In order to run the k-means partitioning algorithm, we needed to pre-specify the number of clusters for each feature set (the number of clusters is referred to as k). To do this, we examined average silhouette plots, which plot the average silhouette on the y-axis and k on the x-axis. Essentially, average silhouette captures how well the clusters are separated from each other. The higher the average silhouette, the more clearly separated the clusters are. Since we wanted the clusters to be distinct from each other, we wanted as high of an average silhouette as possible. The average silhouette plot we got for the first feature set is shown below.
For both the first and the second feature set, we found that the average silhouette was greatest at k=2. We were hesitant to use such a small k, as we would risk having dissimilar images clustered together, since the nearest group means might be very different from the features of a certain image, but that image would still be grouped in that cluster because its means are the closest. On the other hand, if we used a large k, we would risk having two otherwise similar images that should be grouped together being in two different groups, since the differences between two groups’ means can be very small (which suggests the two groups can potentially just be one group).
We decided to use k=5 for the first feature set and k=6 for the second feature set, as anything less would probably result in images within each cluster not being as similar, and any value of k between 5 and 20 and 6 and 20, respectively, resulted in a significantly lower average silhouette. For the third feature set, centrality, we decided that it made sense to use k=2, as the algorithm can probably group centered images and un-centered images into two separate clusters.

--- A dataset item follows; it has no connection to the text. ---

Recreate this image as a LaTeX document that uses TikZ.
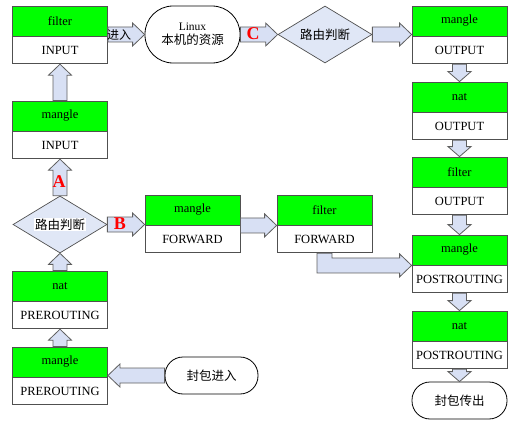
\documentclass[tikz,border=0pt]{standalone}
\usepackage{fontspec}
\setmainfont{Liberation Serif}
\newfontfamily\latin{Liberation Serif}
\newfontfamily\cjk{Noto Sans CJK SC}
\usetikzlibrary{calc,shapes.geometric}
\definecolor{boxgreen}{RGB}{0,255,0}
\definecolor{boxline}{RGB}{80,80,80}
\definecolor{arrowfill}{RGB}{216,224,244}
\definecolor{arrowline}{RGB}{95,95,95}
\definecolor{diafill}{RGB}{224,231,246}
\newcommand\latf{\latin\fontsize{12.5}{14}\selectfont}
\newcommand\zhf{\cjk\fontsize{12.5}{14}\selectfont}
\tikzset{
  gpart/.style={draw=boxline, line width=0.8pt, fill=boxgreen, minimum width=95pt, minimum height=30pt, inner sep=0pt, font=\latf},
  wpart/.style={draw=boxline, line width=0.8pt, fill=white, minimum width=95pt, minimum height=27pt, inner sep=0pt, font=\latf, anchor=north},
  dia/.style={diamond, draw=boxline, line width=0.7pt, fill=diafill, aspect=1.65, minimum width=94pt, minimum height=57pt, inner sep=0pt, font=\zhf},
  term/.style={draw=black, line width=0.8pt, fill=white, rounded corners=#1, inner sep=0pt, font=\zhf, align=center},
  barrow/.style={draw=arrowline, line width=0.8pt, fill=arrowfill, line join=miter},
  redlab/.style={text=red, font=\latin\fontsize{18}{18}\bfseries\selectfont, inner sep=0pt},
}
\newcommand\arrU[2]{\draw[barrow] let \p1=(#1), \p2=(#2) in
  (\x1-7pt,\y1) -- (\x1-7pt,\y2-11pt) -- (\x1-11.5pt,\y2-11pt) -- (\x1,\y2) -- (\x1+11.5pt,\y2-11pt) -- (\x1+7pt,\y2-11pt) -- (\x1+7pt,\y1) -- cycle;}
\newcommand\arrD[2]{\draw[barrow] let \p1=(#1), \p2=(#2) in
  (\x1-7pt,\y1) -- (\x1-7pt,\y2+10pt) -- (\x1-11.5pt,\y2+10pt) -- (\x1,\y2) -- (\x1+11.5pt,\y2+10pt) -- (\x1+7pt,\y2+10pt) -- (\x1+7pt,\y1) -- cycle;}
\newcommand\arrR[2]{\draw[barrow] let \p1=(#1), \p2=(#2) in
  (\x1,\y1+7.5pt) -- (\x2-12pt,\y1+7.5pt) -- (\x2-12pt,\y1+11.5pt) -- (\x2,\y1) -- (\x2-12pt,\y1-11.5pt) -- (\x2-12pt,\y1-7.5pt) -- (\x1,\y1-7.5pt) -- cycle;}
\newcommand\arrL[2]{\draw[barrow] let \p1=(#1), \p2=(#2) in
  (\x1,\y1+7.5pt) -- (\x2+12pt,\y1+7.5pt) -- (\x2+12pt,\y1+11.5pt) -- (\x2,\y1) -- (\x2+12pt,\y1-11.5pt) -- (\x2+12pt,\y1-7.5pt) -- (\x1,\y1-7.5pt) -- cycle;}
\begin{document}
\begin{tikzpicture}[x=1pt,y=-1pt]
\useasboundingbox (0,0) rectangle (520,428);
% left column
\node[gpart] (fi) at (60,21) {filter};
\node[wpart] (fiw) at (fi.south) {INPUT};
\node[gpart] (mi) at (60,116) {mangle};
\node[wpart] (miw) at (mi.south) {INPUT};
\node[dia] (rd1) at (60,224.5) {};
\node[fill=white, inner sep=1pt, font=\zhf] (rd1t) at (rd1) {路由判断};
\node[gpart] (npre) at (60,286) {nat};
\node[wpart] (nprew) at (npre.south) {PREROUTING};
\node[gpart] (mpre) at (60,362) {mangle};
\node[wpart] (mprew) at (mpre.south) {PREROUTING};
% middle
\node[term=28pt, minimum width=95pt, minimum height=57pt] (lin) at (192.5,34.5) {{\latin\fontsize{11.5}{14}\selectfont Linux}\\本机的资源};
\node[dia] (rd2) at (325,34.5) {路由判断};
\node[gpart] (mf) at (192.5,210) {mangle};
\node[wpart] (mfw) at (mf.south) {FORWARD};
\node[gpart] (ff) at (324.5,210) {filter};
\node[wpart] (ffw) at (ff.south) {FORWARD};
\node[term=18pt, minimum width=93pt, minimum height=37pt] (pin) at (211.5,375.5) {封包进入};
% right column
\node[gpart] (mo) at (459.5,21) {mangle};
\node[wpart] (mow) at (mo.south) {OUTPUT};
\node[gpart] (no) at (459.5,97) {nat};
\node[wpart] (now) at (no.south) {OUTPUT};
\node[gpart] (fo) at (459.5,172) {filter};
\node[wpart] (fow) at (fo.south) {OUTPUT};
\node[gpart] (mp) at (459.5,250) {mangle};
\node[wpart] (mpw) at (mp.south) {POSTROUTING};
\node[gpart] (np) at (459.5,326) {nat};
\node[wpart] (npw) at (np.south) {POSTROUTING};
\node[term=18pt, minimum width=95pt, minimum height=37pt] (pout) at (459.5,400.5) {封包传出};
% arrows
\arrU{mpre.north}{nprew.south}
\arrU{npre.north}{rd1.south}
\arrU{rd1.north}{miw.south}
\arrU{mi.north}{fiw.south}
\arrR{fi.east |- lin.west}{lin.west}
\arrR{lin.east}{rd2.west}
\arrR{rd2.east}{mo.west |- rd2.east}
\arrR{rd1.east}{mf.west |- rd1.east}
\arrR{mf.south east}{ff.south west}
\arrL{pin.west}{mpre.south east |- pin.west}
\arrD{mow.south}{no.north}
\arrD{now.south}{fo.north}
\arrD{fow.south}{mp.north}
\arrD{mpw.south}{np.north}
\arrD{npw.south}{pout.north}
\draw[barrow] let \p1=(ffw.south), \p2=(mp.south west) in
  (\x1-7.5pt,\y1) -- (\x1-7.5pt,\y2-7.5pt) -- (\x2-12pt,\y2-7.5pt) -- (\x2-12pt,\y2-11.5pt) -- (\x2,\y2) -- (\x2-12pt,\y2+11.5pt) -- (\x2-12pt,\y2+7.5pt) -- (\x1+7.5pt,\y2+7.5pt) -- (\x1+7.5pt,\y1) -- cycle;
% labels
\node[inner sep=0pt, font=\cjk\fontsize{12}{14}\selectfont] (jr) at (119,35) {进入};
\node[redlab] (la) at (59,182) {A};
\node[redlab] (lb) at (120,224) {B};
\node[redlab] (lc) at (253,34) {C};
\end{tikzpicture}
\end{document}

Average silhouette plot for the "complexity" feature set
We ran a k-means clustering algorithm for each of the three feature sets, creating 5, 6, and 2 clusters for the first, second, and third feature sets, respectively. We also created 9 clusters using the “colorful” feature: red, orange, yellow, green, blue, purple, black, white, and colorful (which means the color scheme of an image isn’t primarily of one color.)
Cluster Results
We visualized the cluster results by creating a composite image for each cluster under each feature set (complexity, personality, centrality,color.) The idea of the composite is to resize each image into 128x128 pixels, take the average hue, saturation, and value of each pixel across all the images in the same cluster, and create a new image using these average values. Each composite image is essentially an average of the images in a given cluster.
Clustering by "Complexity"
"Complexity" measures the variability of color and brightness of an image. As we can see from the composite images(See Figure 5), there is a clear difference between the most complex groups (whose composites are on the right end) and the least complex groups. Note that the “scale” we present here is not objective - one can easily rearrange the five composites based on how visually complex one perceives each one to be. We use letters to represent each composite, and the number in the parenthesis represents the size of the cluster. For example, A (114) means that composite A is composed of 114 images. Figure 5: Composite Images for "Complexity" Feature Set
Clustering by "Personality/Style"
As we can see from the composite images(See Figure 6), each one has a different “personality” to it. For instance, composite E appears to be more gloomy than composite D. Figure 6: Composite Images for "Personality" Feature Set
Clustering by "Centrality"
Ideally, one of these two composites should not have any discernible edge. However, as shown here (See Figure 7), both composites images have a clear separation between the central subject and the edge, with the first one’s central subject spreading out slightly more to its edges. 5 Figure 7: Composite Images for "Centrality" Feature Set
Clustering Images for "Color"
Figure 8: Composite Images for "Color" Feature Set We are pleased to present the composite results (See Figure 8) for each color group. We believe that this feature did a good job at grouping the colors, as most of the 9 colors are clearly and uniquely visible in its corresponding composite.